* [Data lines]:

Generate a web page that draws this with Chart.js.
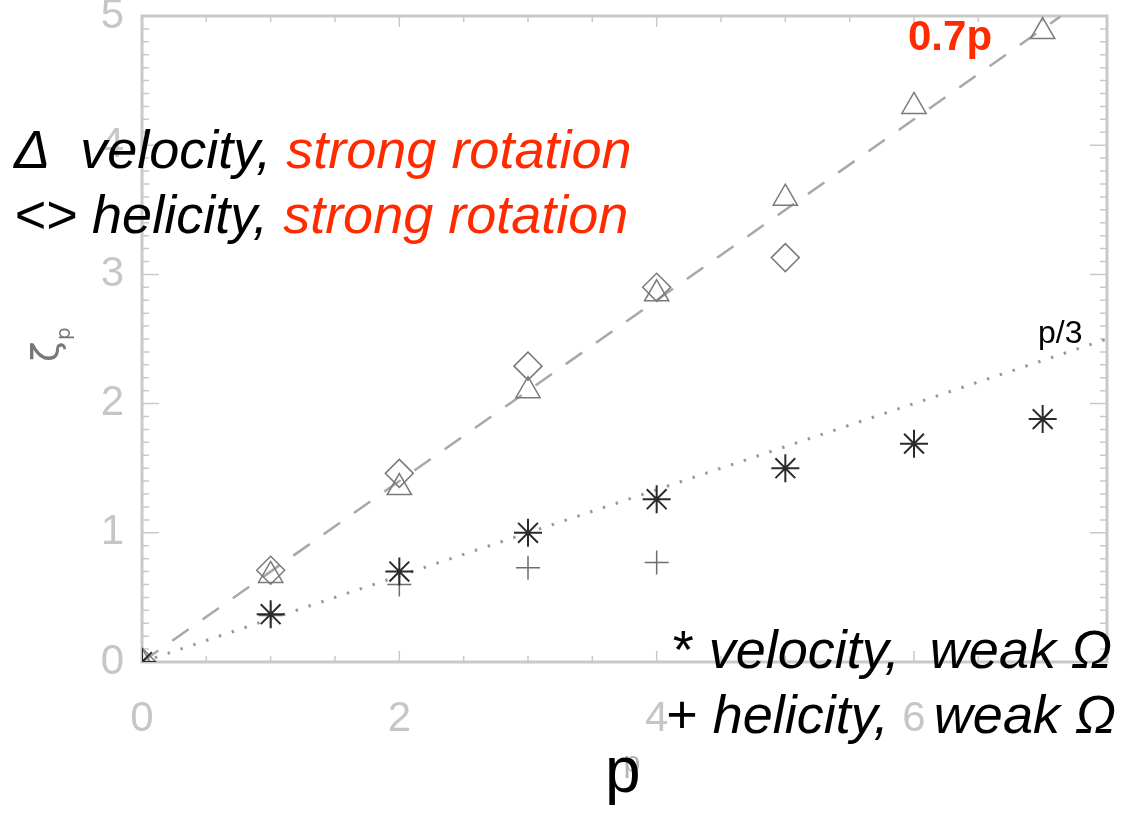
<!DOCTYPE html>
<html>
<head>
<meta charset="utf-8">
<title>Structure function exponents</title>
<script src="https://cdn.jsdelivr.net/npm/chart.js@4.4.1/dist/chart.umd.min.js"></script>
<style>
  html, body { margin: 0; padding: 0; background: #fff; }
  #wrap { width: 1142px; height: 815px; position: relative; }
</style>
</head>
<body>
<div id="wrap"><canvas id="chart"></canvas></div>
<script>
// order p of the structure function
const pValues = [0, 1, 2, 3, 4, 5, 6, 7];
// triangles: velocity, strong rotation
const velStrong = [0, 0.67, 1.35, 2.10, 2.85, 3.59, 4.30, 4.88];
// diamonds: helicity, strong rotation (p = 0..5)
const helStrong = [0, 0.71, 1.46, 2.29, 2.90, 3.13];
// asterisks: velocity, weak rotation
const velWeak = [0, 0.37, 0.70, 1.00, 1.26, 1.50, 1.69, 1.88];
// plus signs: helicity, weak rotation (p = 0..4)
const helWeak = [0, 0.36, 0.60, 0.73, 0.77];

// reference lines 0.7p and p/3
const lineP = [0, 7.14, 7.5];
const slopeStrong = 0.7;
const slopeWeak = 1 / 3;

const xTicks = [0, 2, 4, 6];
const yTicks = [0, 1, 2, 3, 4, 5];

const pts = (ys) => ys.map((y, i) => ({ x: pValues[i], y: y }));
const linePts = (k, pmax) => lineP.filter(p => p <= pmax).map(p => ({ x: p, y: k * p }));

const GRAY = '#c9c9c9';
const RED = '#ff2a00';

// IDL-style frame with inward ticks on all four sides
const idlFrame = {
  id: 'idlFrame',
  beforeDatasetsDraw(chart) {
    const { ctx, chartArea: a, scales: { x, y } } = chart;
    ctx.save();
    ctx.strokeStyle = GRAY;
    ctx.lineWidth = 3;
    ctx.strokeRect(a.left, a.top, a.right - a.left, a.bottom - a.top);
    ctx.lineWidth = 1.5;
    ctx.beginPath();
    for (let v = 0.5; v < 7.5; v += 0.5) {
      const px = x.getPixelForValue(v);
      const len = (v % 2 === 0) ? 11 : 6;
      ctx.moveTo(px, a.bottom); ctx.lineTo(px, a.bottom - len);
      ctx.moveTo(px, a.top); ctx.lineTo(px, a.top + len);
    }
    for (let i = 1; i < 50; i++) {
      const v = i / 10;
      const py = y.getPixelForValue(v);
      const len = (i % 10 === 0) ? 17 : 7;
      ctx.moveTo(a.left, py); ctx.lineTo(a.left + len, py);
      ctx.moveTo(a.right, py); ctx.lineTo(a.right - len, py);
    }
    ctx.stroke();

    // faint IDL axis titles
    ctx.fillStyle = '#b5b5b5';
    ctx.font = '30px "Liberation Sans"';
    ctx.textAlign = 'center';
    ctx.textBaseline = 'alphabetic';
    ctx.fillText('p', 632, 772);
    ctx.translate(58, 352);
    ctx.rotate(-Math.PI / 2);
    ctx.fillStyle = '#777';
    ctx.font = '38px "DejaVu Sans"';
    ctx.textAlign = 'left';
    ctx.fillText('\u03b6', -10, 0);
    ctx.font = '20px "DejaVu Sans"';
    ctx.fillText('p', 12, 12);
    ctx.restore();
  }
};

// overlaid annotation text
function runs(ctx, x, yb, parts) {
  let cx = x;
  for (const [txt, font, color] of parts) {
    ctx.font = font;
    ctx.fillStyle = color;
    ctx.fillText(txt, cx, yb);
    cx += ctx.measureText(txt).width;
  }
  return cx - x;
}
function runsRight(ctx, xr, yb, parts) {
  let w = 0;
  for (const [txt, font] of parts) { ctx.font = font; w += ctx.measureText(txt).width; }
  runs(ctx, xr - w, yb, parts);
}

const overlayText = {
  id: 'overlayText',
  afterDraw(chart) {
    const ctx = chart.ctx;
    ctx.save();
    ctx.textAlign = 'left';
    ctx.textBaseline = 'alphabetic';
    const it = 'italic 54px "Liberation Sans"';
    const up = '54px "Liberation Sans"';
    runs(ctx, 14, 168, [['\u0394  velocity, ', it, '#000'], ['strong rotation', it, RED]]);
    runs(ctx, 14, 233, [['<> helicity, ', it, '#000'], ['strong rotation', it, RED]]);
    runsRight(ctx, 1112, 668, [['* ', up, '#000'], ['velocity,  weak \u03a9', it, '#000']]);
    runsRight(ctx, 1116, 733, [['+ ', up, '#000'], ['helicity,   weak \u03a9', it, '#000']]);

    ctx.font = 'bold 42px "Liberation Sans"';
    ctx.fillStyle = RED;
    ctx.fillText('0.7p', 908, 50);
    ctx.font = '32px "Liberation Sans"';
    ctx.fillStyle = '#000';
    ctx.fillText('p/3', 1038, 343);
    ctx.font = '64px "Liberation Sans"';
    ctx.fillText('p', 605, 792);
    ctx.restore();
  }
};

new Chart(document.getElementById('chart'), {
  type: 'scatter',
  data: {
    datasets: [
      {
        label: 'velocity, weak',
        data: pts(velWeak),
        pointStyle: 'star',
        pointRadius: 14,
        borderColor: '#2b2b2b',
        backgroundColor: '#2b2b2b',
        pointBorderWidth: 2,
        showLine: false,
      },
      {
        label: 'helicity, weak',
        data: pts(helWeak),
        pointStyle: 'cross',
        pointRadius: 12,
        borderColor: '#6e6e6e',
        pointBorderWidth: 1.5,
        showLine: false,
      },
      {
        label: 'helicity, strong',
        data: pts(helStrong),
        pointStyle: 'rectRot',
        pointRadius: 14,
        borderColor: '#7a7a7a',
        backgroundColor: 'rgba(0,0,0,0)',
        pointBorderWidth: 1.5,
        showLine: false,
      },
      {
        label: 'velocity, strong',
        data: pts(velStrong),
        pointStyle: 'triangle',
        pointRadius: 14,
        borderColor: '#7a7a7a',
        backgroundColor: 'rgba(0,0,0,0)',
        pointBorderWidth: 1.5,
        showLine: false,
      },
      {
        label: '0.7p',
        data: linePts(slopeStrong, 7.14),
        showLine: true,
        pointRadius: 0,
        borderColor: '#a8a8a8',
        borderWidth: 2.5,
        borderDash: [20, 17],
      },
      {
        label: 'p/3',
        data: linePts(slopeWeak, 7.5),
        showLine: true,
        pointRadius: 0,
        borderColor: '#999',
        borderWidth: 3,
        borderDash: [2.5, 11],
      },
    ],
  },
  options: {
    responsive: true,
    maintainAspectRatio: false,
    animation: false,
    layout: { padding: { top: 13, right: 35, left: 0, bottom: 0 } },
    plugins: { legend: { display: false }, tooltip: { enabled: false } },
    scales: {
      x: {
        type: 'linear',
        min: 0,
        max: 7.5,
        afterBuildTicks: (s) => { s.ticks = xTicks.map(v => ({ value: v })); },
        afterFit: (s) => { s.height = 153; s.paddingLeft = 0; s.paddingRight = 0; },
        grid: { display: false, drawTicks: false },
        border: { display: false },
        ticks: {
          padding: 32,
          color: '#c6c6c6',
          font: { family: '"Liberation Sans Narrow", "Liberation Sans"', size: 42 },
          maxRotation: 0,
        },
      },
      y: {
        type: 'linear',
        min: 0,
        max: 5,
        afterBuildTicks: (s) => { s.ticks = yTicks.map(v => ({ value: v })); },
        afterFit: (s) => { s.width = 142; s.paddingTop = 0; s.paddingBottom = 0; },
        grid: { display: false, drawTicks: false },
        border: { display: false },
        ticks: {
          padding: 18,
          color: '#c6c6c6',
          font: { family: '"Liberation Sans Narrow", "Liberation Sans"', size: 42 },
        },
      },
    },
  },
  plugins: [idlFrame, overlayText],
});
</script>
</body>
</html>
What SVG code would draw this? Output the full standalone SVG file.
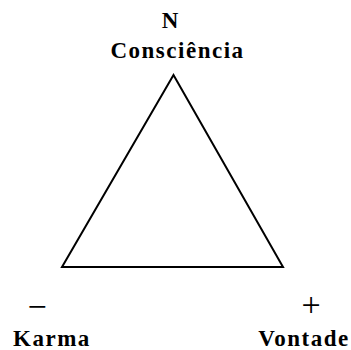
<svg xmlns="http://www.w3.org/2000/svg" width="351" height="350" viewBox="0 0 351 350">
<style>
.t{font-family:"Liberation Serif","Times New Roman",serif;font-weight:bold;font-size:23px;fill:#000;text-anchor:middle}
.s{font-family:"Liberation Serif","Times New Roman",serif;font-size:34px;fill:#000;text-anchor:middle}
</style>
<rect width="351" height="350" fill="#fff"/>
<g id="connectors">
<polygon points="173.5,75 62,267 283,267" fill="none" stroke="#000" stroke-width="2" stroke-linejoin="miter"/>
</g>
<g id="top">
<text class="t" x="170" y="28">N</text>
<text class="t" x="177.5" y="58" letter-spacing="1.5">Consciência</text>
</g>
<g id="karma">
<text class="s" x="37" y="318">−</text>
<text class="t" x="52" y="346" letter-spacing="1.5">Karma</text>
</g>
<g id="vontade">
<text class="s" x="311" y="316">+</text>
<text class="t" x="304" y="346" letter-spacing="1.5">Vontade</text>
</g>
</svg>
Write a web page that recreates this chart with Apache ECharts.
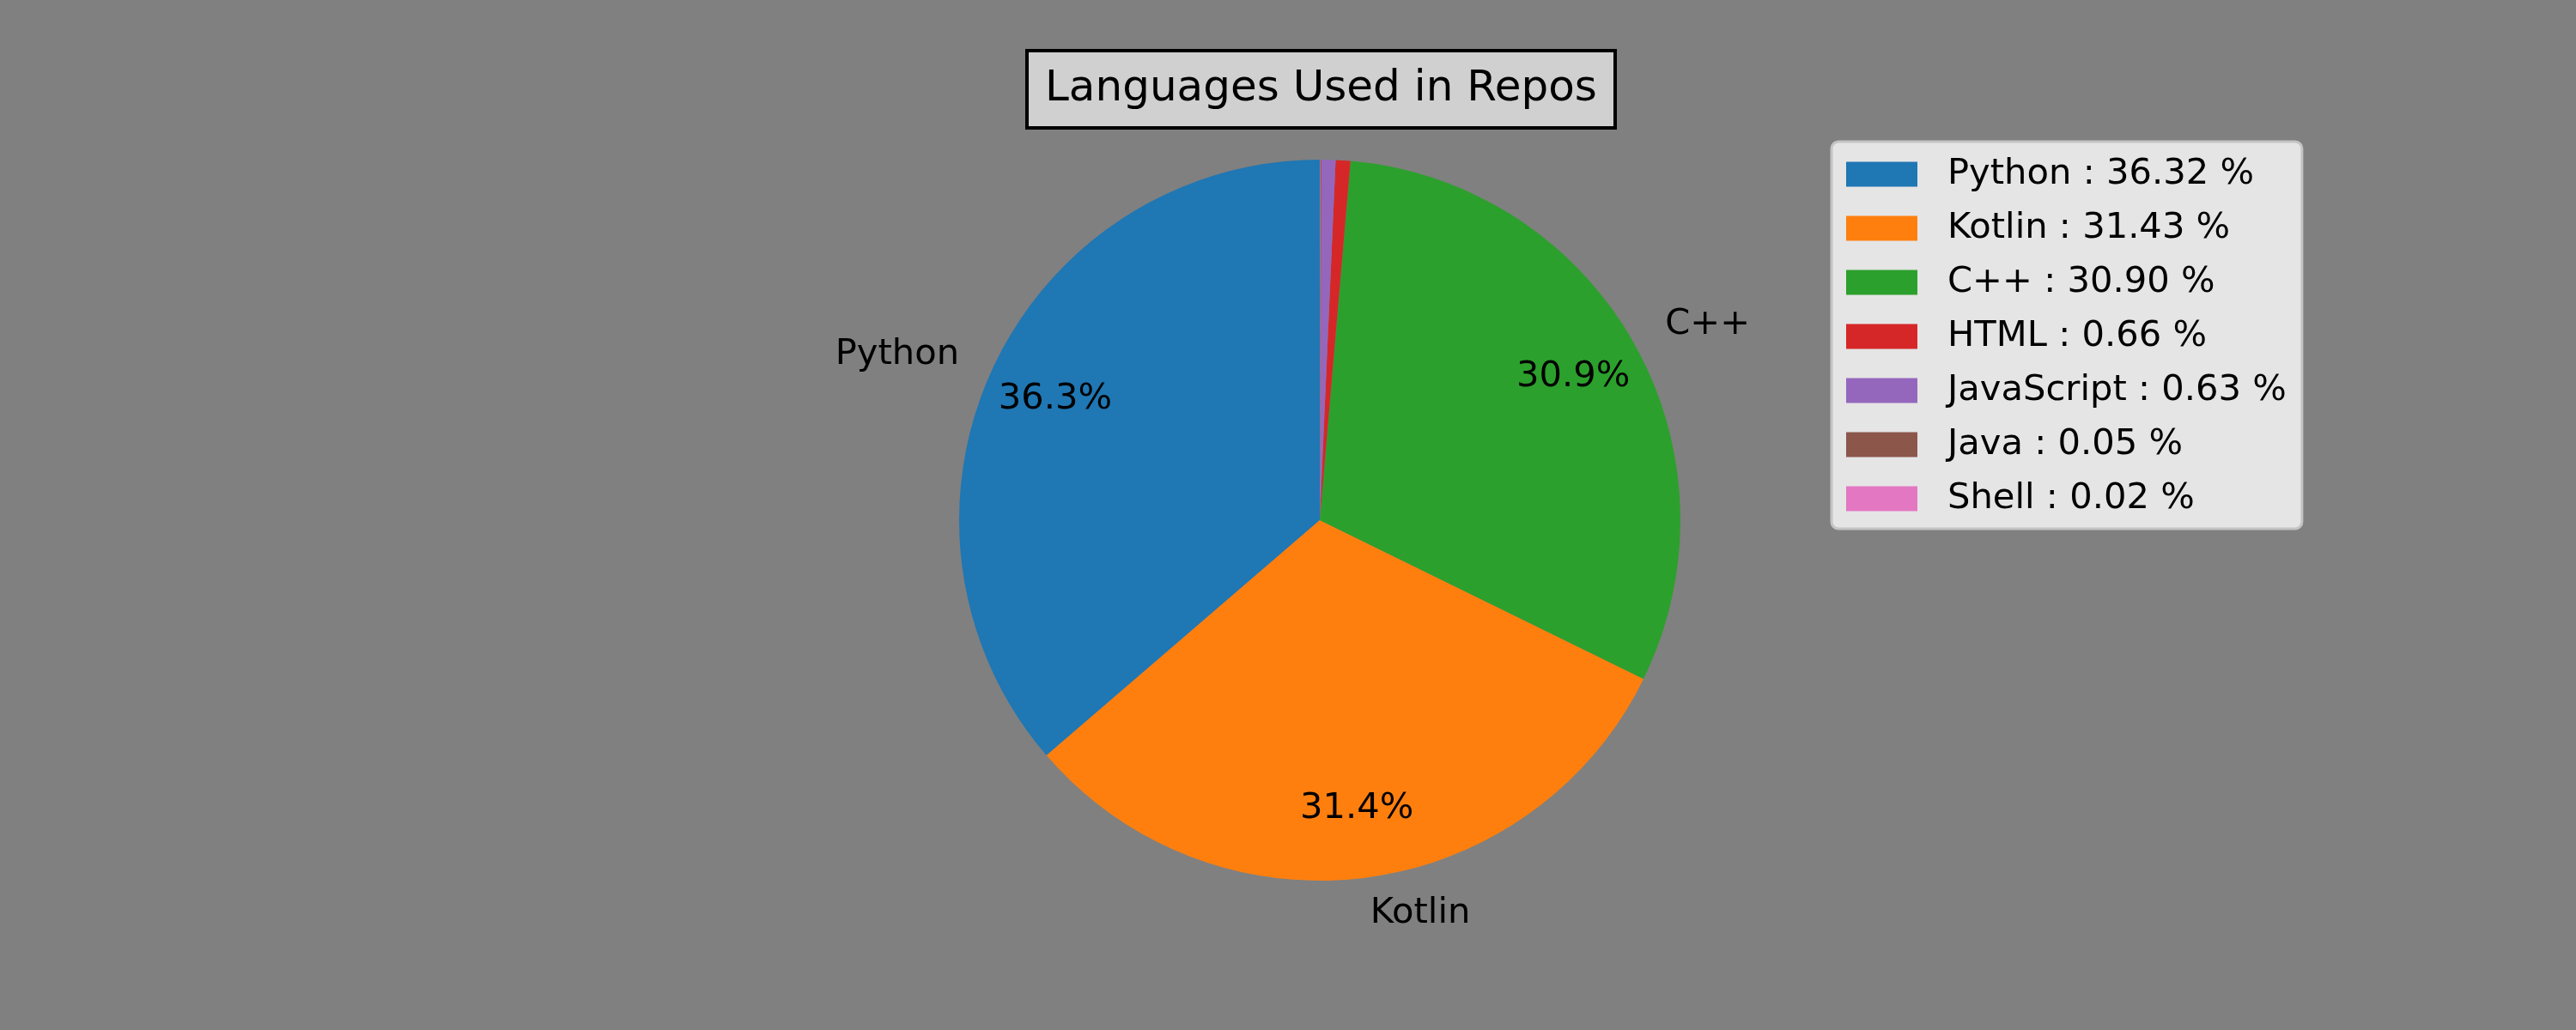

* [Problem details]:
Only the lines from the top of the data through the line with "const RED = '#ff2a00';" should be quoted, exactly and with both ends kept; skip the pictures.

* [Full solution]:
Generate a web page that draws this with Chart.js.
<!DOCTYPE html>
<html>
<head>
<meta charset="utf-8">
<title>Structure function exponents</title>
<script src="https://cdn.jsdelivr.net/npm/chart.js@4.4.1/dist/chart.umd.min.js"></script>
<style>
  html, body { margin: 0; padding: 0; background: #fff; }
  #wrap { width: 1142px; height: 815px; position: relative; }
</style>
</head>
<body>
<div id="wrap"><canvas id="chart"></canvas></div>
<script>
// order p of the structure function
const pValues = [0, 1, 2, 3, 4, 5, 6, 7];
// triangles: velocity, strong rotation
const velStrong = [0, 0.67, 1.35, 2.10, 2.85, 3.59, 4.30, 4.88];
// diamonds: helicity, strong rotation (p = 0..5)
const helStrong = [0, 0.71, 1.46, 2.29, 2.90, 3.13];
// asterisks: velocity, weak rotation
const velWeak = [0, 0.37, 0.70, 1.00, 1.26, 1.50, 1.69, 1.88];
// plus signs: helicity, weak rotation (p = 0..4)
const helWeak = [0, 0.36, 0.60, 0.73, 0.77];

// reference lines 0.7p and p/3
const lineP = [0, 7.14, 7.5];
const slopeStrong = 0.7;
const slopeWeak = 1 / 3;

const xTicks = [0, 2, 4, 6];
const yTicks = [0, 1, 2, 3, 4, 5];

const pts = (ys) => ys.map((y, i) => ({ x: pValues[i], y: y }));
const linePts = (k, pmax) => lineP.filter(p => p <= pmax).map(p => ({ x: p, y: k * p }));

const GRAY = '#c9c9c9';
const RED = '#ff2a00';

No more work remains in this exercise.